Large volumes with Knmie

fmc00006 · January 24, 2025, 5:52pm

Good evening

I am planning to use Knime, mainly, as an ETL tool to populate data into a company datawarehouse, either in local version or in server version mode.

Do you know the kind of limitation on volume or performance you have experimented working with large volumes of structured data? I mean the volumes of data that your workflows have managed with some Server o local computer hardware characteristics?

Thanks in advance

mlauber71 · January 24, 2025, 6:37pm

@fmc00006 I can offer this article with my experience.

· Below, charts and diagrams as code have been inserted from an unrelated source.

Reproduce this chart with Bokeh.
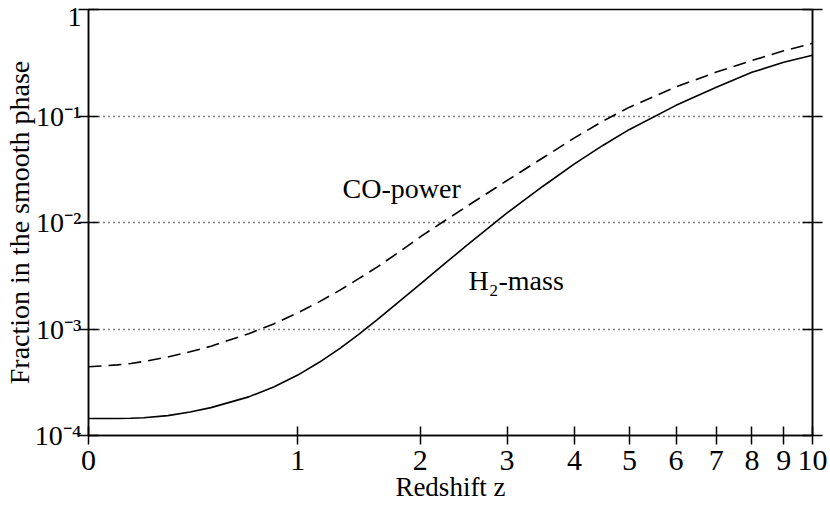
from bokeh.plotting import figure
from bokeh.models import FixedTicker, LogAxis, Label, Range1d
from bokeh.embed import file_html
from bokeh.resources import INLINE

# Redshift samples and fractions
z = [0, 0.1, 0.15, 0.2, 0.3, 0.4, 0.5, 0.7, 0.85, 1, 1.15, 1.3, 1.45, 1.6, 1.8,
     2, 2.25, 2.5, 3, 3.5, 4, 4.5, 5, 6, 7, 8, 9, 10]
h2_mass = [1.442e-4, 1.442e-4, 1.452e-4, 1.466e-4, 1.538e-4, 1.662e-4, 1.827e-4,
           2.305e-4, 2.871e-4, 3.692e-4, 4.894e-4, 6.574e-4, 8.94e-4, 1.216e-3,
           1.815e-3, 2.645e-3, 4.085e-3, 6.095e-3, 1.229e-2, 2.179e-2, 3.55e-2,
           5.32e-2, 7.48e-2, 0.1259, 0.1866, 0.257, 0.319, 0.372]
co_power = [4.415e-4, 4.60e-4, 4.75e-4, 4.95e-4, 5.46e-4, 6.11e-4, 6.89e-4,
            9.02e-4, 1.123e-3, 1.417e-3, 1.807e-3, 2.318e-3, 2.985e-3, 3.805e-3,
            5.30e-3, 7.32e-3, 1.033e-2, 1.417e-2, 2.479e-2, 4.03e-2, 6.23e-2,
            8.98e-2, 0.1211, 0.1875, 0.2583, 0.3317, 0.4095, 0.4813]

x_ticks = [0, 1, 2, 3, 4, 5, 6, 7, 8, 9, 10]
y_ticks = [1e-4, 1e-3, 1e-2, 1e-1, 1]
y_tick_labels = ["10\u207b\u2074", "10\u207b\u00b3", "10\u207b\u00b2", "10\u207b\u00b9", "1"]
grid_levels = [1e-3, 1e-2, 1e-1]

FONT = "Liberation Serif"
TEXT_FS = "28px"

p = figure(width=830, height=504, x_axis_type="log", y_axis_type="log",
           x_range=Range1d(1, 11), y_range=Range1d(1e-4, 1),
           output_backend="svg", toolbar_location=None,
           min_border_left=88, min_border_right=18, min_border_top=9, min_border_bottom=68)
p.background_fill_color = "white"
p.border_fill_color = "white"
p.outline_line_color = "black"
p.outline_line_width = 1.5

# x axis: positions follow log(1+z)
xa = p.xaxis[0]
xa.ticker = FixedTicker(ticks=[1 + v for v in x_ticks], minor_ticks=[])
xa.major_label_overrides = {1 + v: str(v) for v in x_ticks}
xa.major_tick_in = 9
xa.major_tick_out = 9
xa.minor_tick_line_color = None
xa.axis_line_width = 1.5
xa.major_tick_line_width = 1.5
xa.major_label_standoff = 6
xa.major_label_text_font = FONT
xa.major_label_text_font_size = "30px"
xa.major_label_text_color = "black"
xa.axis_label = "Redshift z"
xa.axis_label_text_font = FONT
xa.axis_label_text_font_size = "27px"
xa.axis_label_text_font_style = "normal"
xa.axis_label_text_color = "black"
xa.axis_label_standoff = -1

ya = p.yaxis[0]
ya.ticker = FixedTicker(ticks=y_ticks, minor_ticks=[])
ya.major_label_overrides = dict(zip(y_ticks, y_tick_labels))
ya.major_tick_in = 10
ya.major_tick_out = 10
ya.minor_tick_line_color = None
ya.axis_line_width = 1.5
ya.major_tick_line_width = 1.5
ya.major_label_standoff = -3
ya.major_label_text_font = FONT
ya.major_label_text_font_size = "28px"
ya.major_label_text_color = "black"
ya.axis_label = "Fraction in the smooth phase"
ya.axis_label_text_font = FONT
ya.axis_label_text_font_size = "28px"
ya.axis_label_text_font_style = "normal"
ya.axis_label_text_color = "black"
ya.axis_label_standoff = -3

ra = LogAxis(ticker=FixedTicker(ticks=y_ticks, minor_ticks=[]))
ra.major_tick_in = 10
ra.major_tick_out = 10
ra.minor_tick_line_color = None
ra.axis_line_width = 1.5
ra.major_tick_line_width = 1.5
ra.major_label_text_font_size = "1px"
ra.major_label_text_color = None
ra.major_label_standoff = 0
p.add_layout(ra, "right")

p.xgrid.visible = False
p.ygrid.ticker = FixedTicker(ticks=grid_levels, minor_ticks=[])
p.ygrid.grid_line_color = "black"
p.ygrid.grid_line_width = 1.3
p.ygrid.grid_line_dash = "1 4"

xs = [1 + v for v in z]
p.line(xs, h2_mass, line_color="black", line_width=1.6)
p.line(xs, co_power, line_color="black", line_width=1.6, line_dash="13 7")

# curve annotations
p.add_layout(Label(x=2.32, y=0.0208, text="CO-power", text_font=FONT,
                   text_font_size=TEXT_FS, text_color="black", text_baseline="alphabetic"))
p.add_layout(Label(x=3.52, y=2.87e-3, text="H\u2082-mass", text_font=FONT,
                   text_font_size=TEXT_FS, text_color="black", text_baseline="alphabetic"))

open("out.html", "w").write(file_html(p, INLINE))
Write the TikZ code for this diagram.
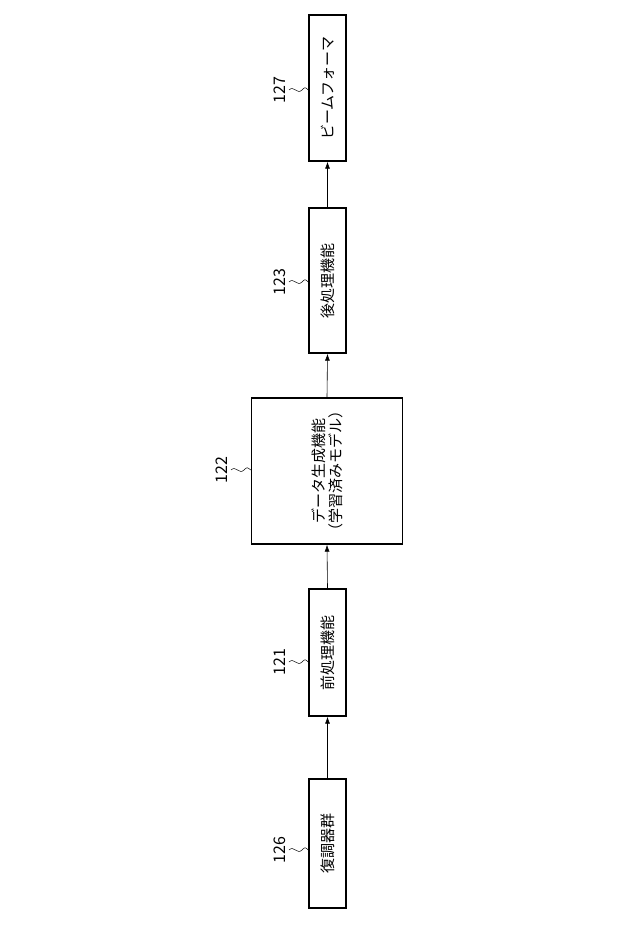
\documentclass[tikz,border=0pt]{standalone}
\usepackage{fontspec}
\setmainfont{Noto Sans CJK JP}
\usetikzlibrary{arrows.meta}
\tikzset{
  blockbox/.style={draw,line width=1.4pt,rotate=90,inner sep=0pt,align=center,font=\fontsize{15}{17}\selectfont},
  reflabel/.style={rotate=90,font=\fontsize{16}{18}\selectfont},
  flow/.style={-{Latex[length=7pt,width=5pt]},line width=0.6pt},
}
\begin{document}
\begin{tikzpicture}[x=1pt,y=-1pt]
  \useasboundingbox (0,0) rectangle (640,941);

  % Blocks, bottom to top
  \node[blockbox,minimum width=129pt,minimum height=37pt] (dem) at (327.5,843.5) {復調器群};
  \node[blockbox,minimum width=127pt,minimum height=37pt] (pre) at (327.5,652.5) {前処理機能};
  \node[blockbox,minimum width=146pt,minimum height=151pt] (gen) at (327,471) {データ生成機能\\（学習済みモデル）};
  \node[blockbox,minimum width=145pt,minimum height=37pt] (post) at (327.5,280.5) {後処理機能};
  \node[blockbox,minimum width=146pt,minimum height=37pt] (bf) at (327.5,88) {ビームフォーマ};

  % Connectors
  \draw[flow] (dem.east) -- (pre.west);
  \draw[flow] (pre.east) -- (gen.west);
  \draw[flow] (gen.east) -- (post.west);
  \draw[flow] (post.east) -- (bf.west);

  % Reference numerals with wavy leaders
  \foreach \nm/\num/\xx/\yy in {dem/126/289/850, pre/121/289/662, gen/122/231/470, post/123/289/282, bf/127/289/90} {
    \node[reflabel,anchor=south] (l\num) at (\xx,\yy) {\num};
    \coordinate (t\num) at (0,\yy);
    \draw[line width=0.5pt] (\xx,\yy) .. controls (\xx+5,\yy-5) and (\xx+8,\yy+5) .. (\xx+13,\yy)
      .. controls (\xx+16,\yy-3) .. (\nm.north |- t\num);
  }
\end{tikzpicture}
\end{document}
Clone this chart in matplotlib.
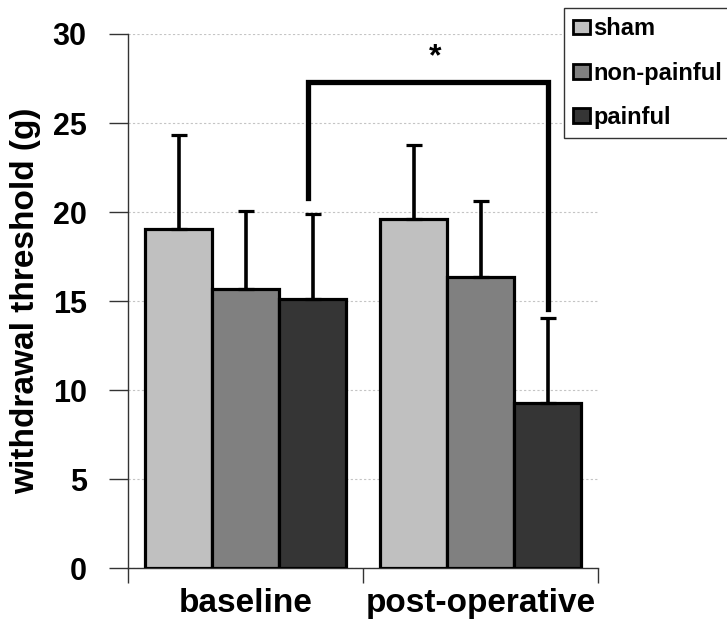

Mostly the question is how large is the data and what is the power of the system where knime is running and the connection to the server where the database is.

Then with large files and knime

Do it in chunks / loops
Use streaming when possible
check underlying data formats like parquet (external) or columnar backend (internal)

PBJ · January 25, 2025, 1:30pm

We are working with large structured data (more than 6.000.000 records) without any problems. (reading large Excel files into CSV files and ETL).

fmc00006 · January 25, 2025, 2:41pm

Thank you very much for answering me. Your answers are very helpful.

Kind regards

Fernando

Add94 · January 25, 2025, 2:49pm

If you use duckdb jdbc with DB nodes:

https://mvnrepository.com/artifact/org.duckdb/duckdb_jdbc

And if your hardware has plenty of ram and a fast SSD, you can seamlessly process even a billion+ rows locally in seconds. I often work with 100+ M rows on a Thinkpad with 16 gb ram and Ryzen 5 7535u cpu only - all queries (incl parametric queries , window functions etc) done within seconds.

fmc00006 · January 25, 2025, 3:05pm

Wow!!! I’am very impressed. Thanks for your comments.

system · February 8, 2025, 11:59am

This topic was automatically closed 7 days after the last reply. New replies are no longer allowed.